Year 2010

Loan Supports Infrastructure Improvement in Colonias Community of Berino, New Mexico

Contacts: Janice Clark, 202-842-8600, ext. 131, janice@ruralhome.org

Loan Supports Infrastructure Improvement in Colonias Community of Berino, New Mexico

Berino, NM, Sept. 10, 2010 – Tierra del Sol Housing Corporation, a nonprofit housing development organization, has received a loan of over $330,000 to help develop 79 homes for low-income homebuyers. The subdivision, in the colonia community of Berino, will be known as Parque Homes. The funds come from the Housing Assistance Council, a national rural housing group that supports local organizations working to meet the housing needs of low-income families in rural America.

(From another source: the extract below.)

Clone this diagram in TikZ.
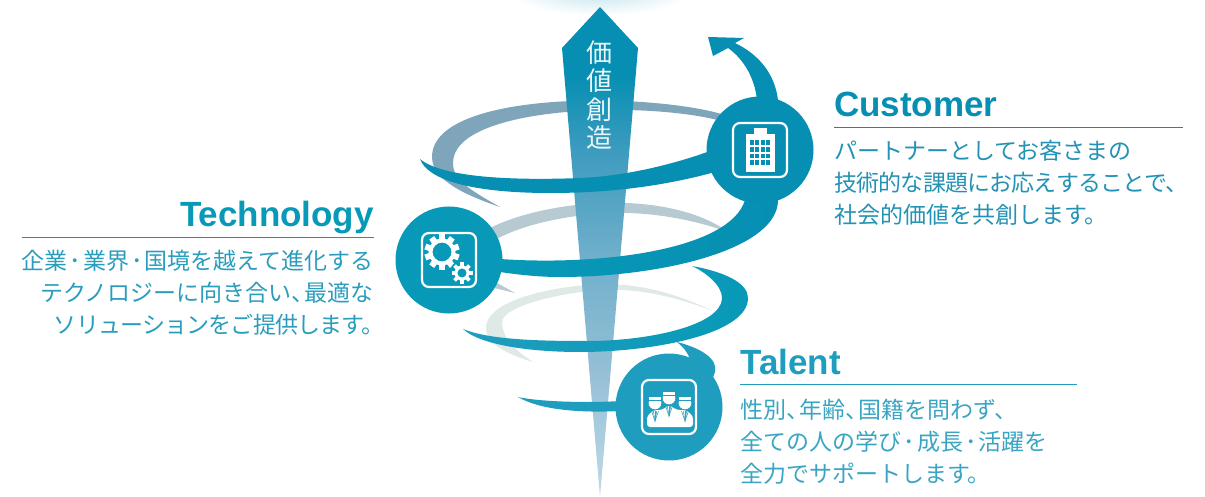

The population of Berino is growing, and the area is federally designated as a colonia with high levels of substandard housing or overcrowding. These 79 homes will help meet the community’s great need for affordable, quality housing. The new homes will have two, three, or four bedrooms and will be constructed with a number of energy efficiency features.

“Sixty of the houses at Parque Homes will be built using the self-help sweat equity construction method,” explained Moises Loza, executive director of the Housing Assistance Council. “The homebuyers work in groups to construct their own and each other’s houses, reducing their costs by contributing hundreds of hours of their own labor.”

Tierra del Sol expects to break ground for the project in September and to begin construction of homes in December. The groups of seven or eight households doing self-help construction will begin and finish their work on a staggered schedule, with the last group expected to complete their homes by December 2013.

Tierra del Sol is an experieced housing developer that has completed over 6,000 units of affordable housing for vulnerable populations. TDS’s housing development is strengthened through its services in homebuyer education, credit counseling, homeownership training and default prevention, neighborhood planning, and water, sewer, and community infrastructure development. TDS works in New Mexico, Texas and Arizona and has a strong presence along the U.S.-Mexico border. It devotes special attention to farmworkers, displaced workers, single-parent families, the elderly, people with disabilities, and residents of federally designated colonias along the border.

A national nonprofit corporation headquartered in Washington, D.C., and founded in 1971, the Housing Assistance Council helps local organizations build affordable homes in rural America by providing below-market financing, technical assistance, research, training, and information services. HAC operates several loan funds that provide vital seed money to rural housing developers such as the TDS. HAC funds help these organizations take the necessary steps to improve housing and living standards for rural, low- and very low-income households, especially in high-needs areas like colonias. These funds are used to create new single- or multifamily housing units, rehabilitate existing units, and improve water and waste water disposal systems in rural communities. HAC is an equal opportunity lender.